For his personal work, James is represented by galleries in London, Miami, and Montreal, and also exhibits around the world. He’s married with three children, plays drums, and is a dedicated meditator.
This week, James Burke is joining us for Friday Five!
I started my meditation practice over two years ago, just before the pandemic, and it has had a profound effect on my work and life. I meditate for an hour a day (in 2 x 30-minute chunks). In addition to giving me more energy and mental space throughout the day, it also allows me to tap into my inherent instinct and intuition on a much deeper level, which has been invaluable as I navigate the craziness of the world. In our culture, I think we have a view that if we aren’t constantly striving to succeed at all times we are somehow failing. Meditation counters this by giving you permission to just ‘be.’ No pressure, no stress, nothing to do, nowhere to go, no winning or losing. It’s incredibly liberating.
2. Dutch Creativity
The Dutch have always been so good at blurring the boundaries between art and design. They have an incredible sensibility for craft, modernity, blending the contemporary with the historic, and connecting all via a playful thread that seems to be ingrained in their practice. Particular favorites of mine are Maarten Baas and Helmut Smits. You might know Maarten Baas from his timepiece, which hangs in Schipol Airport as part of his ‘Real Time’ series, which is part performance, part digital artwork, and part product design. Helmut Smits is an artist who makes numerous observations and provocations which poke fun at the rules and conventions of life through intelligent wit and masterful execution.
3. The South Downs
Having recently moved from my birthplace of London down to East Sussex, I’ve been completely captivated by the South Downs – a 250-square-mile national park of rolling countryside near the south coast of England. To be connected with the outdoors in such a picturesque and dramatic way has been amazing for the whole family, especially the kids who love the space and the intrinsic sense of adventure that nature provides. I’m really looking forward to watching how the seasons affect the landscape, taking the dog for long walks, and getting some respite from the intensity of my London working life.
I owe my entire creative career to the drums. I learned to play when I was just six years old and was totally captivated by that first feeling of creative expression. I think I’ve been trying to chase that feeling of flow ever since. Any drummer will know that you can’t really switch off from hearing beats in your head, and this usually manifests itself by tapping into something around you. I move around the world, constantly exploring the sounds inanimate objects make. For instance, I was recently told by staff at Acrylicize that they always know when I’m coming up the stairs as the footsteps are usually accompanied by the tapping of hands on something as I approach.

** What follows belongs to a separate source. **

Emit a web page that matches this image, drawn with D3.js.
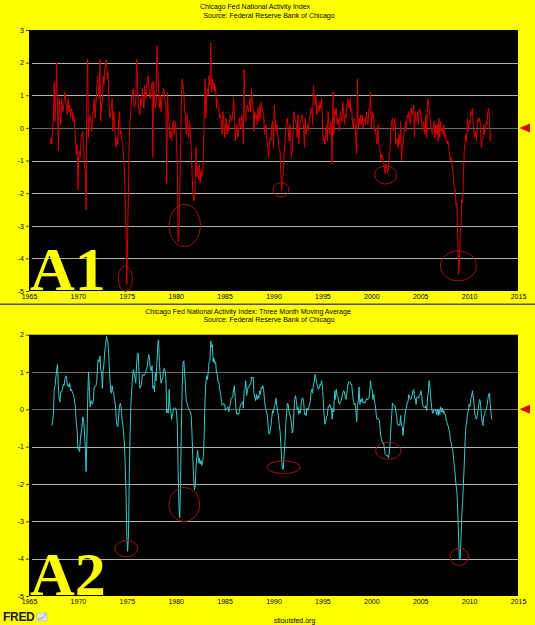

From a cultural perspective, I have always been hugely inspired by the brand Patagonia. The essence of the company is based on a genuine passion for what they do mixed with a sense of social responsibility and tangible action. It’s a culture built around understanding what inspires you and leaning into that for the good of all. I think it leads to the idea of flow, which is a subject I find fascinating, and as a window into peak human experiences. As a business, they play by their own rules, put people first, and use their platform to make a difference in the world. The recent announcement to give away 98% of the profits to fight the climate crisis is yet another example of this.